Transnational flows of goods and capital have driven globalization during recent years.  These flows have been made possible by the gradual lowering of barriers to trade and investment across national borders, thus allowing for the expansion of the global economy.  However, states have often firmly resisted applying similar deregulatory policies to the international movement of people.

As noted by the World Bank in its report, “Globalization, Growth, and Poverty,” while countries have sought to promote integrated markets through liberalization of trade and investment, they have largely opposed liberalizing migration policies. Many countries maintain extensive legal barriers to prevent foreigners seeking work or residency from entering their national borders. In fact, immigration policies across the world are becoming stricter as governments attempt to minimize the economic, cultural, and security impacts of large movements of people between nations.

Despite the reluctance of governments to liberalize immigration policy, however, the number of people living outside their countries of origin has risen from 120 million in 1990 to an estimated 215 million in 2012 (The World Bank, 2012), which is approximately 3.05 percent of the world population.

“Today, the number of people living outside their country of birth is larger than at any other time in history. International migrants would now constitute the world’s fifth most populous country if they all lived in the same place” (UNFPA).

A 2009 study conducted by Gallup Polls across 135 countries reveals that 16 percent of the world’s adult population would like to move permanently to another country if they had the chance. However, these numbers seem to vary by region.  According to polls taken from 2007 – 2009, 38 percent of sub-Saharan Africans want to migrate, while only 10 percent of Asians want to permanently leave their home country. The U.S. is the most desirable destination country, according to those polls (Espisova, Ray, 2009).  

A variety of reasons lie behind migration. People may migrate in order to improve their economic situation, or to escape civil strife, persecution, and environmental disasters. Traditionally, the reasons encouraging an individual to migrate were categorized as “push” or “pull” factors. Globalization has introduced a third set of motivations called “network” factors, which include free flow of information, improved global communication and faster and lower cost transportation. While network factors are not a direct cause of migration, they do facilitate it.

As well as encouraging migration, globalization also produces countervailing forces. For example, as businesses grow and become more internationalized they often outsource their production to developing countries where labor costs are lower. This movement of jobs from developed nations to the developing world mitigates certain economic factors leading to migration. In other words, in a global economy jobs can move to potential migrants instead of migrants moving to potential jobs.

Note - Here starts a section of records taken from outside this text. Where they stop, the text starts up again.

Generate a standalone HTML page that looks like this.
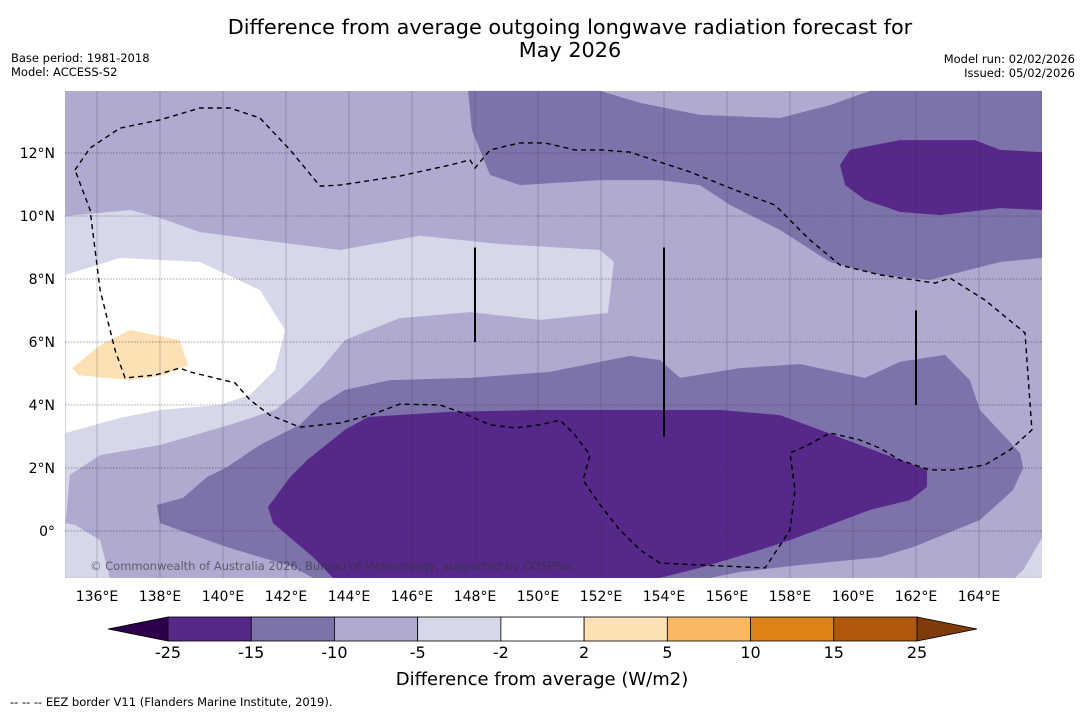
<!DOCTYPE html>
<html><head><meta charset="utf-8"><style>
body{margin:0;background:#fff;font-family:"Liberation Sans","DejaVu Sans",sans-serif;}
svg text{font-family:"DejaVu Sans","Liberation Sans",sans-serif;}
</style></head><body>
<svg id="c" width="1085" height="713" viewBox="0 0 1085 713" xmlns="http://www.w3.org/2000/svg">
<text x="570" y="34" text-anchor="middle" font-size="20.8">Difference from average outgoing longwave radiation forecast for</text>
<text x="570" y="57" text-anchor="middle" font-size="20.8">May 2026</text>
<text x="11" y="62" font-size="11.5">Base period: 1981-2018</text>
<text x="11" y="76" font-size="11.5">Model: ACCESS-S2</text>
<text x="1075" y="63" font-size="11.5" text-anchor="end">Model run: 02/02/2026</text>
<text x="1075" y="77" font-size="11.5" text-anchor="end">Issued: 05/02/2026</text>
<g id="map"></g>
<g id="cb"></g>
<text x="542" y="685" text-anchor="middle" font-size="18">Difference from average (W/m2)</text>
<text x="10" y="706" font-size="11.5">--  --  -- EEZ border V11 (Flanders Marine Institute, 2019).</text>
</svg>
<script>
const lonTicks=[136,138,140,142,144,146,148,150,152,154,156,158,160,162,164];
const latTicks=[0,2,4,6,8,10,12];
const lightRegion=[[135,10],[137.05,10.19],[138,9.94],[139.27,9.49],[141.17,9.24],[143.71,8.92],[146.25,9.37],[148.79,9.11],[151.97,8.92],[152.41,8.54],[152.22,6.92],[150.06,6.7],[147.84,6.95],[145.62,6.76],[143.87,6.06],[143.08,5.11],[142.44,4.48],[141.65,3.84],[140.22,3.37],[138,2.73],[136.1,2.41],[135.14,1.78],[135,0.25],[135.3,0.19],[136.1,-0.29],[136.41,-1.49],[135,-1.49]];
const lightRegion2=[[166,-0.22],[165.4,-1.24],[165.14,-1.49],[166,-1.49]];
const whiteRegion=[[135,8.13],[136.73,8.67],[139.27,8.54],[141.17,7.65],[141.97,6.38],[141.65,5.11],[140.86,4.32],[139.9,4.0],[138,3.84],[136.73,3.59],[135,3.11]];
const orangeRegion=[[135.21,5.17],[136.1,5.9],[137.05,6.38],[138.63,6.06],[138.89,5.27],[138.16,4.95],[137.05,4.79],[135.4,4.95]];
const mediumRegionTop=[[147.78,13.97],[151.97,13.97],[153.24,13.59],[155.14,13.21],[157.68,13.11],[159.27,13.52],[160.54,13.97],[166,13.97],[166,8.67],[164.67,8.54],[162.44,7.97],[160.86,8.13],[159.27,8.54],[157.68,9.56],[156.1,10.35],[155.14,10.98],[153.87,11.14],[151.97,11.14],[149.43,10.98],[148.48,11.3],[147.9,12.73]];
const mediumRegionBottom=[[137.9,0.83],[138.73,1.05],[139.49,1.71],[140.13,2.03],[141.17,2.73],[142.44,3.37],[143.08,4.0],[143.87,4.48],[145.3,4.79],[147.84,4.86],[150.38,5.05],[152.92,5.56],[153.87,5.43],[154.51,4.86],[156.41,5.17],[158.32,5.3],[160.38,4.86],[161.49,5.37],[162.92,5.59],[163.71,4.79],[164.03,3.84],[165.3,2.48],[165.4,2.0],[165.08,1.3],[164.03,0.35],[161.9,-0.51],[160.86,-0.83],[158.32,-1.08],[156.41,-1.3],[155.46,-1.49],[142.86,-1.49],[142.22,-1.14],[140.13,-0.51],[138,0.25]];
const darkRegionTop=[[159.9,12.1],[161.49,12.41],[163.87,12.41],[164.67,12.1],[166,12.03],[166,10.19],[164.67,10.25],[162.76,10.03],[161.49,10.13],[160.38,10.51],[159.75,10.98],[159.59,11.62]];
const darkRegionBottom=[[141.43,0.76],[142.13,1.71],[142.67,2.25],[143.87,3.21],[144.6,3.62],[147.21,3.78],[150.06,3.84],[153.24,3.84],[155.78,3.84],[157.68,3.68],[158.95,3.21],[160.22,2.73],[161.49,2.25],[162.35,1.94],[162.35,1.4],[161.81,0.98],[160.54,0.67],[159.27,0.19],[158,-0.29],[157.05,-0.6],[155.14,-1.17],[153.87,-1.49],[143.49,-1.49],[142.86,-0.83],[141.59,0.25]];
const eezBorder=[[135.3,11.46],[135.78,12.16],[136.73,12.79],[138,13.05],[139.27,13.43],[140.22,13.43],[141.17,13.11],[142.13,12.1],[143.08,10.95],[143.71,10.98],[145.62,11.27],[147.21,11.62],[147.84,11.78],[148,11.52],[148.48,12.1],[149.43,12.32],[150.22,12.32],[151.17,12.1],[151.97,12.1],[152.92,12.03],[153.87,11.71],[154.83,11.4],[156.25,10.83],[157.52,10.35],[158.63,9.24],[159.59,8.44],[160.86,8.13],[162.6,7.87],[163.08,8.03],[164.19,7.33],[165.46,6.29],[165.68,3.21],[164.98,2.57],[164.19,2.1],[163.24,1.94],[162.44,1.94],[161.49,2.25],[160.86,2.63],[160.22,2.89],[159.27,3.11],[158.57,2.73],[158,2.48],[158.16,1.3],[158,0.03],[157.21,-1.17],[155.14,-1.08],[153.87,-1.02],[153.24,-0.6],[152.6,0.03],[151.97,0.83],[151.43,1.62],[151.65,2.41],[151.17,3.05],[150.7,3.52],[150.06,3.37],[149.27,3.27],[148.48,3.37],[147.52,3.78],[146.89,4.0],[145.62,4.03],[144.67,3.68],[143.71,3.43],[142.44,3.3],[141.49,3.68],[140.86,4.16],[140.38,4.7],[138.95,5.05],[138.63,5.17],[137.84,4.95],[136.89,4.86],[136.57,5.75],[136.1,7.65],[135.78,10.19],[135.3,11.46]];
const vLines=[[148,9,6],[154,9,3],[162,7,4]];
const cbBounds=[-25,-15,-10,-5,-2,2,5,10,15,25];
const cbColors=["#55288a","#7e72aa","#b0a9d0","#d7d7ea","#ffffff","#fde0b4","#fbb862","#df8216","#b1590b"];

const NS="http://www.w3.org/2000/svg";
const X0=65,X1=1042,Y0=91,Y1=578;
function xs(lon){return 97+(lon-136)*31.5;}
function ys(lat){return 531-lat*31.5;}
function mk(tag,attrs,parent){const e=document.createElementNS(NS,tag);for(const k in attrs)e.setAttribute(k,attrs[k]);parent.appendChild(e);return e;}
const map=document.getElementById('map');
const bg=mk('rect',{x:X0,y:Y0,width:X1-X0,height:Y1-Y0,fill:'#b0a9d0'},map);


function poly(pts,fill,name){
  const p=mk('polygon',{points:pts.map(q=>xs(q[0]).toFixed(1)+','+ys(q[1]).toFixed(1)).join(' '),fill:fill},map);
  
  
}
poly(lightRegion,'#d7d7ea','contour-minus5-to-minus2-west');
poly(lightRegion2,'#d7d7ea','contour-minus5-to-minus2-southeast');
poly(whiteRegion,'#ffffff','contour-near-average');
poly(orangeRegion,'#fde0b4','contour-2-to-5');
poly(mediumRegionTop,'#7e72aa','contour-minus15-to-minus10-north');
poly(mediumRegionBottom,'#7e72aa','contour-minus15-to-minus10-south');
poly(darkRegionTop,'#55288a','contour-below-minus15-north');
poly(darkRegionBottom,'#55288a','contour-below-minus15-south');
lonTicks.forEach(l=>{
  const g=mk('line',{x1:xs(l),x2:xs(l),y1:Y0,y2:Y1,stroke:'#333','stroke-opacity':0.3,'stroke-width':0.8},map);
  
  
  const t=mk('text',{x:xs(l),y:601,'text-anchor':'middle','font-size':14},map);
  t.textContent=l+'°E';
  
  
});
latTicks.forEach(l=>{
  const g=mk('line',{x1:X0,x2:X1,y1:ys(l),y2:ys(l),stroke:'#333','stroke-opacity':0.45,'stroke-width':1,'stroke-dasharray':'1.5,1.5'},map);
  
  
  const t=mk('text',{x:55,y:ys(l)+5,'text-anchor':'end','font-size':14},map);
  t.textContent=l===0?'0°':l+'°N';
  
  
});
const ez=mk('polyline',{points:eezBorder.map(q=>xs(q[0]).toFixed(1)+','+ys(q[1]).toFixed(1)).join(' '),fill:'none',stroke:'#000','stroke-width':1.4,'stroke-dasharray':'5,4'},map);


vLines.forEach(v=>{
  const l=mk('line',{x1:xs(v[0]),x2:xs(v[0]),y1:ys(v[1]),y2:ys(v[2]),stroke:'#000','stroke-width':2},map);
  
  
});
const cp=mk('text',{x:90,y:570,'font-size':11.5,fill:'#333','fill-opacity':0.65},map);
cp.textContent='© Commonwealth of Australia 2026, Bureau of Meteorology, supported by COSPPac';


const cb=document.getElementById('cb');
const CB0=168,CB1=917,CBY=617,CBH=24,n=cbColors.length,seg=(CB1-CB0)/n;
const lo=mk('polygon',{points:`${CB0},${CBY} 108,${CBY+CBH/2} ${CB0},${CBY+CBH}`,fill:'#2d004b',stroke:'#000','stroke-width':0.8},cb);


const hi=mk('polygon',{points:`${CB1},${CBY} 977,${CBY+CBH/2} ${CB1},${CBY+CBH}`,fill:'#7f3b08',stroke:'#000','stroke-width':0.8},cb);


cbColors.forEach((c,i)=>{
  const r=mk('rect',{x:CB0+i*seg,y:CBY,width:seg,height:CBH,fill:c,stroke:'#000','stroke-width':0.8},cb);
  
  
});
cbBounds.forEach((b,i)=>{
  const t=mk('text',{x:CB0+i*seg,y:658,'text-anchor':'middle','font-size':16},cb);
  t.textContent=b;
  
  
});
</script>
</body></html>
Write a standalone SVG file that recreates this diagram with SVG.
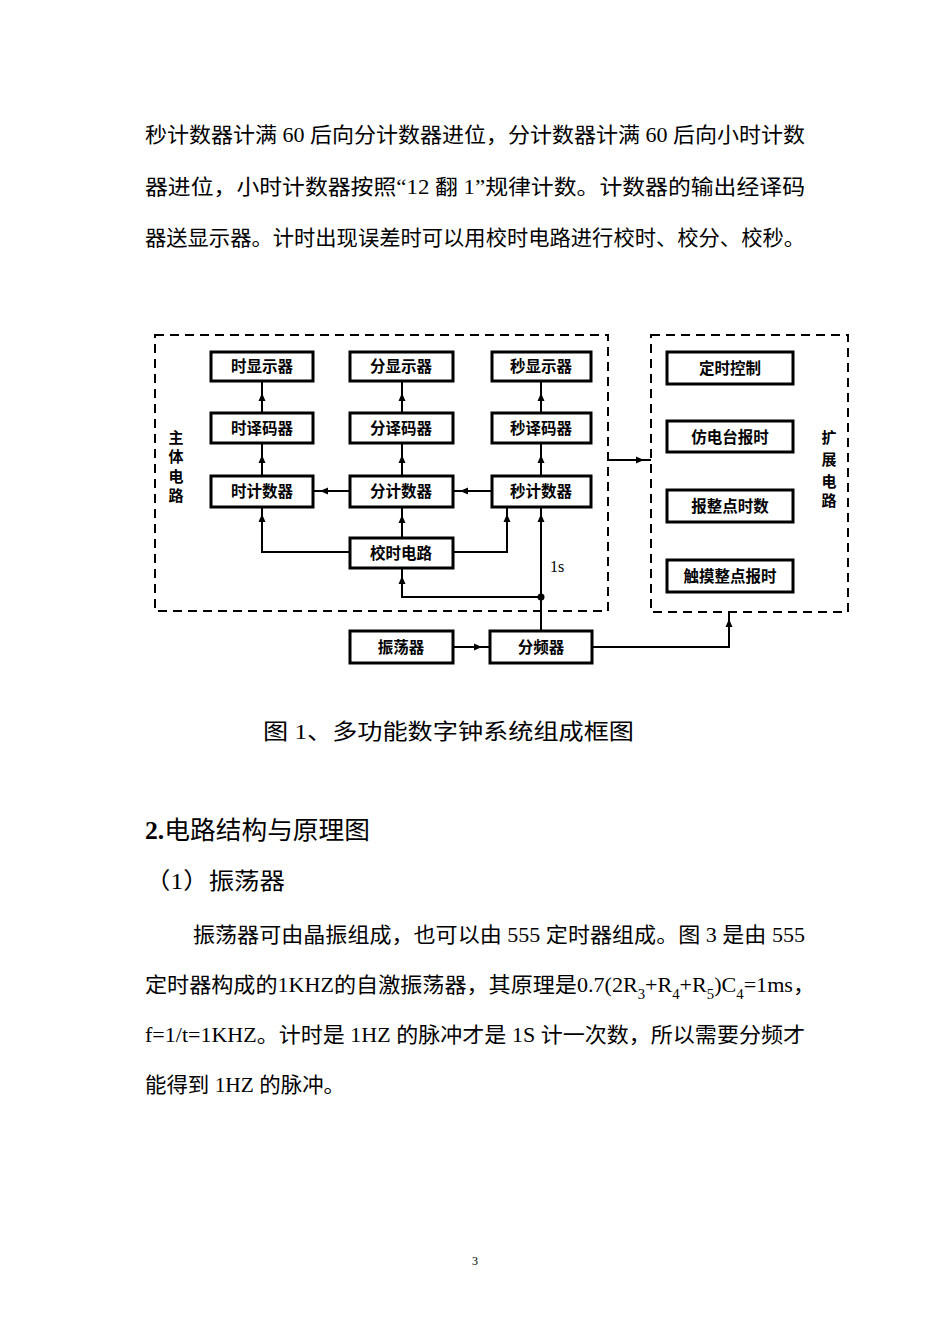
<svg xmlns="http://www.w3.org/2000/svg" width="950" height="1344" viewBox="0 0 950 1344">
<style>
.body{font-family:"Liberation Serif","Noto Sans CJK SC",serif;font-size:21px;fill:#000}
.box rect{fill:#fff;stroke:#000;stroke-width:3}
.box text{font-family:"Noto Sans CJK SC",sans-serif;font-size:15.5px;font-weight:bold;text-anchor:middle;fill:#000}
.dash{fill:none;stroke:#000;stroke-width:2;stroke-dasharray:9 6}
.vlabel{font-family:"Noto Sans CJK SC",sans-serif;font-size:15px;font-weight:bold;text-anchor:middle;fill:#000}
#connectors path{fill:none;stroke:#000;stroke-width:2}
#connectors .ah{fill:#000;stroke:none}
</style>
<defs>
<path id="ah" d="M0,0 L-8,-3.5 L-8,3.5 Z"/>
</defs>
<rect width="950" height="1344" fill="#fff"/>

<g id="text-top" class="body">
<text x="145" y="142" textLength="660" lengthAdjust="spacingAndGlyphs">秒计数器计满 60 后向分计数器进位，分计数器计满 60 后向小时计数</text>
<text x="145" y="194" textLength="660" lengthAdjust="spacingAndGlyphs">器进位，小时计数器按照“12 翻 1”规律计数。计数器的输出经译码</text>
<text x="145" y="245" textLength="660" lengthAdjust="spacingAndGlyphs">器送显示器。计时出现误差时可以用校时电路进行校时、校分、校秒。</text>
</g>

<g id="frames">
<rect class="dash" x="155" y="335" width="453" height="276"/>
<rect class="dash" x="651" y="335" width="197" height="277"/>
<g class="vlabel">
<text x="176" y="443">主</text>
<text x="176" y="462">体</text>
<text x="176" y="482">电</text>
<text x="176" y="501">路</text>
<text x="829" y="443">扩</text>
<text x="829" y="465">展</text>
<text x="829" y="487">电</text>
<text x="829" y="506">路</text>
</g>
</g>

<g id="connectors">
<path d="M262,381 V413 M262,443 V476"/>
<path d="M402,381 V413 M402,443 V476"/>
<path d="M541,381 V413 M541,443 V476"/>
<path d="M492,491 H453 M350,491 H313"/>
<path d="M262,507 V552 H350"/>
<path d="M402,507 V538"/>
<path d="M453,552 H507 V507"/>
<path d="M541,507 V631"/>
<path d="M541,597 H402 V568"/>
<path d="M453,647 H490"/>
<path d="M592,647 H729 V612"/>
<path d="M608,460 H651"/>
<circle cx="541" cy="597" r="3.5" fill="#000"/>
<g class="ah">
<use href="#ah" transform="translate(262,393) rotate(-90)"/>
<use href="#ah" transform="translate(262,455) rotate(-90)"/>
<use href="#ah" transform="translate(402,393) rotate(-90)"/>
<use href="#ah" transform="translate(402,455) rotate(-90)"/>
<use href="#ah" transform="translate(541,393) rotate(-90)"/>
<use href="#ah" transform="translate(541,455) rotate(-90)"/>
<use href="#ah" transform="translate(460,491) rotate(180)"/>
<use href="#ah" transform="translate(320,491) rotate(180)"/>
<use href="#ah" transform="translate(262,514) rotate(-90)"/>
<use href="#ah" transform="translate(402,515) rotate(-90)"/>
<use href="#ah" transform="translate(507,514) rotate(-90)"/>
<use href="#ah" transform="translate(541,514) rotate(-90)"/>
<use href="#ah" transform="translate(402,576) rotate(-90)"/>
<use href="#ah" transform="translate(482,647)"/>
<use href="#ah" transform="translate(729,619) rotate(-90)"/>
<use href="#ah" transform="translate(644,460)"/>
</g>
<text x="550" y="572" font-family="Liberation Serif, serif" font-size="16">1s</text>
</g>

<g id="n-hdisp" class="box"><rect x="211" y="352" width="102" height="29"/><text x="262" y="372">时显示器</text></g>
<g id="n-mdisp" class="box"><rect x="350" y="352" width="103" height="29"/><text x="401" y="372">分显示器</text></g>
<g id="n-sdisp" class="box"><rect x="492" y="352" width="99" height="29"/><text x="541" y="372">秒显示器</text></g>
<g id="n-hdec" class="box"><rect x="211" y="413" width="102" height="30"/><text x="262" y="434">时译码器</text></g>
<g id="n-mdec" class="box"><rect x="350" y="413" width="103" height="30"/><text x="401" y="434">分译码器</text></g>
<g id="n-sdec" class="box"><rect x="492" y="413" width="99" height="30"/><text x="541" y="434">秒译码器</text></g>
<g id="n-hcnt" class="box"><rect x="211" y="476" width="102" height="31"/><text x="262" y="497">时计数器</text></g>
<g id="n-mcnt" class="box"><rect x="350" y="476" width="103" height="31"/><text x="401" y="497">分计数器</text></g>
<g id="n-scnt" class="box"><rect x="492" y="476" width="99" height="31"/><text x="541" y="497">秒计数器</text></g>
<g id="n-adj" class="box"><rect x="350" y="538" width="103" height="30"/><text x="401" y="559">校时电路</text></g>
<g id="n-osc" class="box"><rect x="350" y="631" width="103" height="32"/><text x="401" y="653">振荡器</text></g>
<g id="n-div" class="box"><rect x="490" y="631" width="102" height="32"/><text x="541" y="653">分频器</text></g>
<g id="n-timer" class="box"><rect x="667" y="352" width="126" height="32"/><text x="730" y="374">定时控制</text></g>
<g id="n-radio" class="box"><rect x="667" y="421" width="126" height="31"/><text x="730" y="443">仿电台报时</text></g>
<g id="n-hour" class="box"><rect x="667" y="490" width="126" height="32"/><text x="730" y="512">报整点时数</text></g>
<g id="n-touch" class="box"><rect x="667" y="560" width="126" height="32"/><text x="730" y="582">触摸整点报时</text></g>

<g id="text-bottom" class="body">
<text x="263" y="739" font-size="22" textLength="371" lengthAdjust="spacingAndGlyphs">图 1、多功能数字钟系统组成框图</text>
<text x="145" y="839" font-size="25" textLength="225" lengthAdjust="spacingAndGlyphs"><tspan font-weight="bold">2.</tspan>电路结构与原理图</text>
<text x="145" y="889" font-size="23" textLength="140" lengthAdjust="spacingAndGlyphs">（1）振荡器</text>
<text x="193" y="942" textLength="612" lengthAdjust="spacingAndGlyphs">振荡器可由晶振组成，也可以由 555 定时器组成。图 3 是由 555</text>
<text x="145" y="992" textLength="670" lengthAdjust="spacingAndGlyphs">定时器构成的1KHZ的自激振荡器，其原理是0.7(2R<tspan dy="7" font-size="14">3</tspan><tspan dy="-7">+R</tspan><tspan dy="7" font-size="14">4</tspan><tspan dy="-7">+R</tspan><tspan dy="7" font-size="14">5</tspan><tspan dy="-7">)C</tspan><tspan dy="7" font-size="14">4</tspan><tspan dy="-7">=1ms，</tspan></text>
<text x="145" y="1042" textLength="660" lengthAdjust="spacingAndGlyphs">f=1/t=1KHZ。计时是 1HZ 的脉冲才是 1S 计一次数，所以需要分频才</text>
<text x="145" y="1092" textLength="200" lengthAdjust="spacingAndGlyphs">能得到 1HZ 的脉冲。</text>
<text x="475" y="1265" font-size="12" text-anchor="middle">3</text>
</g>
</svg>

The impacts of migration are complex, bringing both benefits and disadvantages. Immigration provides a supply of low cost labor for host countries, while remittances from emigrant workers can be an important source of foreign income for sending nations. On the other hand, immigration can stoke resentment and fear towards newcomers in receiving states, as immigrants are discriminated against, accused of lowering wages and associated with crime, among other complaints. For the economies of sending nations, emigration leads to a loss of young, able-bodied, well-educated and otherwise economically valuable citizens

This Issue in Depth is designed to help you understand the causes of migration, the allocation of benefits, and the ways in which individual countries and the international community deal with this important subject. The Issue in Depth addresses primarily voluntary economic migration, that is, migrants who relocate to a foreign country as temporary workers or legal immigrants. These categories of migrants are perhaps the most controversial as governments struggle to create a migration policy that effectively acknowledges economic necessity and domestic apprehensions. Civil conflict and oppression create different patterns of migration in the form of refugees and asylum seekers. These types of migration, however, are not causally related to globalization and are only briefly discussed below.